» Source data
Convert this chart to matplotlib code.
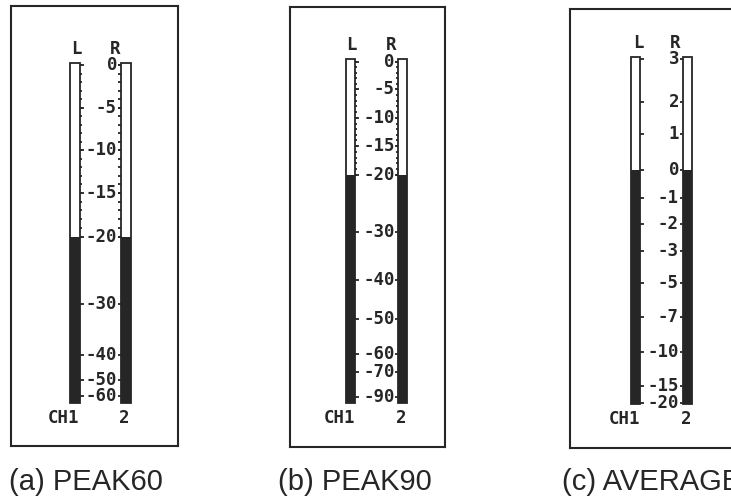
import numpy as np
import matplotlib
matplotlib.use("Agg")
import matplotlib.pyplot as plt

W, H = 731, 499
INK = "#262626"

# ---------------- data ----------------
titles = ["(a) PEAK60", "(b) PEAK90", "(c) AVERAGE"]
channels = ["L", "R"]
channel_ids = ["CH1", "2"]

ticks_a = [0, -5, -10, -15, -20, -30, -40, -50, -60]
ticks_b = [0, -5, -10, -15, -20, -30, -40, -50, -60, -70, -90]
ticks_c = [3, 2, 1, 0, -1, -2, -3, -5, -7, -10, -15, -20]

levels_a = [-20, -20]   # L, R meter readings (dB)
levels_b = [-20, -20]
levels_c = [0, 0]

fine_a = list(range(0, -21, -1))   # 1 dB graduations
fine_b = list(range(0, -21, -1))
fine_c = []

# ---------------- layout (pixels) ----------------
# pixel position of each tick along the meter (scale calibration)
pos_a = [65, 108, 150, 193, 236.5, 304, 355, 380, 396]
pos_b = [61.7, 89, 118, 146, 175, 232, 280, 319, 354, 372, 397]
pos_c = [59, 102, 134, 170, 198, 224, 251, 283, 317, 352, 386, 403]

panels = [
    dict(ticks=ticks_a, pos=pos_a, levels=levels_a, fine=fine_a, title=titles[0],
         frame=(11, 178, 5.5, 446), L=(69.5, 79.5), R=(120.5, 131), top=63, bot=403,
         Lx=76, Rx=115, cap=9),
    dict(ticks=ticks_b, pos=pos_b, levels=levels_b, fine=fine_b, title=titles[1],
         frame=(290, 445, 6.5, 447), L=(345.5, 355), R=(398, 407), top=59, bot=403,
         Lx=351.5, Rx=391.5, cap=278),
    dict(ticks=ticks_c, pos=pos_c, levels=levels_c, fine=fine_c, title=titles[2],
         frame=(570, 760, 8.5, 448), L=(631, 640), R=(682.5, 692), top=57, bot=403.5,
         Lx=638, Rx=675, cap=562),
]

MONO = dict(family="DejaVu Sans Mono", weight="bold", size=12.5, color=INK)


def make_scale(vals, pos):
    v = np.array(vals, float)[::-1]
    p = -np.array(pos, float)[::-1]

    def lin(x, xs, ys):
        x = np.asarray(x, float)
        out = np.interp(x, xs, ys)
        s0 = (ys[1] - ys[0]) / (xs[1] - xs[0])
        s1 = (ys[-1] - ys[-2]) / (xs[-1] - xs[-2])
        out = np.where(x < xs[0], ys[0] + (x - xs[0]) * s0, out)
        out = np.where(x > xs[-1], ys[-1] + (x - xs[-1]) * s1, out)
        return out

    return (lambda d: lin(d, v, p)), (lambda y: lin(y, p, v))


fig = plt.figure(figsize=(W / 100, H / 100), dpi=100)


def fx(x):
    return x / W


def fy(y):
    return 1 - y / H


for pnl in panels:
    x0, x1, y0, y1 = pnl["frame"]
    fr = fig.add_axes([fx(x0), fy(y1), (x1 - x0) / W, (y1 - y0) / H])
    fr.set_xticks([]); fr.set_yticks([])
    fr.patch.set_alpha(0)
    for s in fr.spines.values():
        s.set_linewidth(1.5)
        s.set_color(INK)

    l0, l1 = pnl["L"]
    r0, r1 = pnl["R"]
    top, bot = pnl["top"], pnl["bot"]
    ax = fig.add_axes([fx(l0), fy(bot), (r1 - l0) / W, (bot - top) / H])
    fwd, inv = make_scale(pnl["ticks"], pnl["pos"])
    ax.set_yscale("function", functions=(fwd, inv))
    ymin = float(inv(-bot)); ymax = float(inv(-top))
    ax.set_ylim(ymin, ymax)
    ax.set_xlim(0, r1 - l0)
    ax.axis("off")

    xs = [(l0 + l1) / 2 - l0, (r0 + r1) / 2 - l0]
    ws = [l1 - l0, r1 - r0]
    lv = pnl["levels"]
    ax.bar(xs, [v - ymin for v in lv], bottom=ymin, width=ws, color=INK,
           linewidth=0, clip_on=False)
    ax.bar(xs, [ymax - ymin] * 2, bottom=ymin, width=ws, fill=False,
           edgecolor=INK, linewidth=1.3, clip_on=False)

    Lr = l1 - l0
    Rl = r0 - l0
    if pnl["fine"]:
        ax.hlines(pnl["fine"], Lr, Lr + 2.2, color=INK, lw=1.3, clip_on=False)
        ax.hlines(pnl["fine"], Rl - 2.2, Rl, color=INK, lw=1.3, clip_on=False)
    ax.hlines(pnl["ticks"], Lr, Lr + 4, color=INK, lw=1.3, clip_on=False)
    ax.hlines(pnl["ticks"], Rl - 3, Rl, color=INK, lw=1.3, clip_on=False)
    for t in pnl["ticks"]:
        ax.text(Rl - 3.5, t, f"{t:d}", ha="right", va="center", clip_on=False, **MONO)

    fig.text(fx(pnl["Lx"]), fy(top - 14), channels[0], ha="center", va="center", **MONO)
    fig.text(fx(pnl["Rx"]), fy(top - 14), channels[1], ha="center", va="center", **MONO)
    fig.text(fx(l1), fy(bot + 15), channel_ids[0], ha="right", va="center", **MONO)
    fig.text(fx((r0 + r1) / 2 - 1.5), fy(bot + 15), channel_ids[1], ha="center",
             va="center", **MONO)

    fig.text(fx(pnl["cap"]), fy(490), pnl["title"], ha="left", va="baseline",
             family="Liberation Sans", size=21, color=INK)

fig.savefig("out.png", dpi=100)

» Problem description
Reproduce the whole listing above word for word, but not its pictures.

» Response
Convert this chart to matplotlib code.
import numpy as np
import matplotlib
matplotlib.use("Agg")
import matplotlib.pyplot as plt

W, H = 731, 499
INK = "#262626"

# ---------------- data ----------------
titles = ["(a) PEAK60", "(b) PEAK90", "(c) AVERAGE"]
channels = ["L", "R"]
channel_ids = ["CH1", "2"]

ticks_a = [0, -5, -10, -15, -20, -30, -40, -50, -60]
ticks_b = [0, -5, -10, -15, -20, -30, -40, -50, -60, -70, -90]
ticks_c = [3, 2, 1, 0, -1, -2, -3, -5, -7, -10, -15, -20]

levels_a = [-20, -20]   # L, R meter readings (dB)
levels_b = [-20, -20]
levels_c = [0, 0]

fine_a = list(range(0, -21, -1))   # 1 dB graduations
fine_b = list(range(0, -21, -1))
fine_c = []

# ---------------- layout (pixels) ----------------
# pixel position of each tick along the meter (scale calibration)
pos_a = [65, 108, 150, 193, 236.5, 304, 355, 380, 396]
pos_b = [61.7, 89, 118, 146, 175, 232, 280, 319, 354, 372, 397]
pos_c = [59, 102, 134, 170, 198, 224, 251, 283, 317, 352, 386, 403]

panels = [
    dict(ticks=ticks_a, pos=pos_a, levels=levels_a, fine=fine_a, title=titles[0],
         frame=(11, 178, 5.5, 446), L=(69.5, 79.5), R=(120.5, 131), top=63, bot=403,
         Lx=76, Rx=115, cap=9),
    dict(ticks=ticks_b, pos=pos_b, levels=levels_b, fine=fine_b, title=titles[1],
         frame=(290, 445, 6.5, 447), L=(345.5, 355), R=(398, 407), top=59, bot=403,
         Lx=351.5, Rx=391.5, cap=278),
    dict(ticks=ticks_c, pos=pos_c, levels=levels_c, fine=fine_c, title=titles[2],
         frame=(570, 760, 8.5, 448), L=(631, 640), R=(682.5, 692), top=57, bot=403.5,
         Lx=638, Rx=675, cap=562),
]

MONO = dict(family="DejaVu Sans Mono", weight="bold", size=12.5, color=INK)


def make_scale(vals, pos):
    v = np.array(vals, float)[::-1]
    p = -np.array(pos, float)[::-1]

    def lin(x, xs, ys):
        x = np.asarray(x, float)
        out = np.interp(x, xs, ys)
        s0 = (ys[1] - ys[0]) / (xs[1] - xs[0])
        s1 = (ys[-1] - ys[-2]) / (xs[-1] - xs[-2])
        out = np.where(x < xs[0], ys[0] + (x - xs[0]) * s0, out)
        out = np.where(x > xs[-1], ys[-1] + (x - xs[-1]) * s1, out)
        return out

    return (lambda d: lin(d, v, p)), (lambda y: lin(y, p, v))


fig = plt.figure(figsize=(W / 100, H / 100), dpi=100)


def fx(x):
    return x / W


def fy(y):
    return 1 - y / H


for pnl in panels:
    x0, x1, y0, y1 = pnl["frame"]
    fr = fig.add_axes([fx(x0), fy(y1), (x1 - x0) / W, (y1 - y0) / H])
    fr.set_xticks([]); fr.set_yticks([])
    fr.patch.set_alpha(0)
    for s in fr.spines.values():
        s.set_linewidth(1.5)
        s.set_color(INK)

    l0, l1 = pnl["L"]
    r0, r1 = pnl["R"]
    top, bot = pnl["top"], pnl["bot"]
    ax = fig.add_axes([fx(l0), fy(bot), (r1 - l0) / W, (bot - top) / H])
    fwd, inv = make_scale(pnl["ticks"], pnl["pos"])
    ax.set_yscale("function", functions=(fwd, inv))
    ymin = float(inv(-bot)); ymax = float(inv(-top))
    ax.set_ylim(ymin, ymax)
    ax.set_xlim(0, r1 - l0)
    ax.axis("off")

    xs = [(l0 + l1) / 2 - l0, (r0 + r1) / 2 - l0]
    ws = [l1 - l0, r1 - r0]
    lv = pnl["levels"]
    ax.bar(xs, [v - ymin for v in lv], bottom=ymin, width=ws, color=INK,
           linewidth=0, clip_on=False)
    ax.bar(xs, [ymax - ymin] * 2, bottom=ymin, width=ws, fill=False,
           edgecolor=INK, linewidth=1.3, clip_on=False)

    Lr = l1 - l0
    Rl = r0 - l0
    if pnl["fine"]:
        ax.hlines(pnl["fine"], Lr, Lr + 2.2, color=INK, lw=1.3, clip_on=False)
        ax.hlines(pnl["fine"], Rl - 2.2, Rl, color=INK, lw=1.3, clip_on=False)
    ax.hlines(pnl["ticks"], Lr, Lr + 4, color=INK, lw=1.3, clip_on=False)
    ax.hlines(pnl["ticks"], Rl - 3, Rl, color=INK, lw=1.3, clip_on=False)
    for t in pnl["ticks"]:
        ax.text(Rl - 3.5, t, f"{t:d}", ha="right", va="center", clip_on=False, **MONO)

    fig.text(fx(pnl["Lx"]), fy(top - 14), channels[0], ha="center", va="center", **MONO)
    fig.text(fx(pnl["Rx"]), fy(top - 14), channels[1], ha="center", va="center", **MONO)
    fig.text(fx(l1), fy(bot + 15), channel_ids[0], ha="right", va="center", **MONO)
    fig.text(fx((r0 + r1) / 2 - 1.5), fy(bot + 15), channel_ids[1], ha="center",
             va="center", **MONO)

    fig.text(fx(pnl["cap"]), fy(490), pnl["title"], ha="left", va="baseline",
             family="Liberation Sans", size=21, color=INK)

fig.savefig("out.png", dpi=100)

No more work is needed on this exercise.